I wish I could be more romantic and idyllic like so many others, but that’s not me and that’s not what the #CultOfDad is about. This is the place where we can get together and be real about our experiences owning our roles in this process. If we sugar-coat the realities, we leave no room to learn, process and grow through it.
The fact of the matter is fatherhood can be hard at times… it’s hard to admit that there are times when I’m not feeling this kid, because it makes me feel less than. I can see my own shortcomings in it. Like my need for control or desire for power, respect and authority over my own family. It’s hard to take that step back and see those things. My lack of patience, or my own stubborn attitudes, etc. It hard to think that this life I created… this life that I like to think of as being ‘mine’… truly is not mine. He’s his own autonomous being with his own wants and needs. And his pushing and triggering me (aka pissing me off) forces me to look at myself and what I may be doing wrong. Or how can I improve on myself to reduce those shortcomings I see.

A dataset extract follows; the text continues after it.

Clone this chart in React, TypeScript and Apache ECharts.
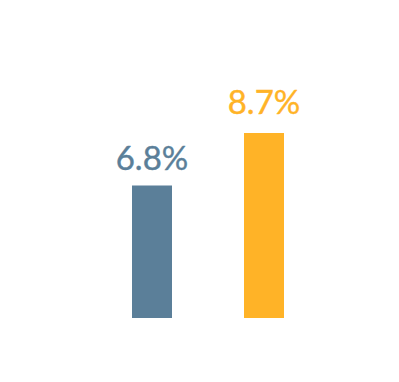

Yet, that is what this process does. It is an opportunity to not only take care of and guide others, but to look at oneself and continue to grow and improve yourself in the process. I did not always like my teachers in school, but I always appreciated and had some love for those that guided me and taught me something of value. ‘Dadding’, is no different, we may not always like our kids… because they provide opportunities to look at and learn about ourselves. To guide us in a sense and teach us HARD lessons in our own growth.
Sure we can choose to be less aware and not acknowledge or accept that. We can choose to be the tough guy and insist our way goes without actually making the effort to evolve ourselves… but then we are just choosing to continue same cycles and the same negative experiences we had growing up…. those same experience that did us so much harm. I for one am making the effort to choose otherwise…
So as painful as it may be sometimes… cheers to our little pain in the ass teachers helping us evolve, so that we in turn can give them the best of us!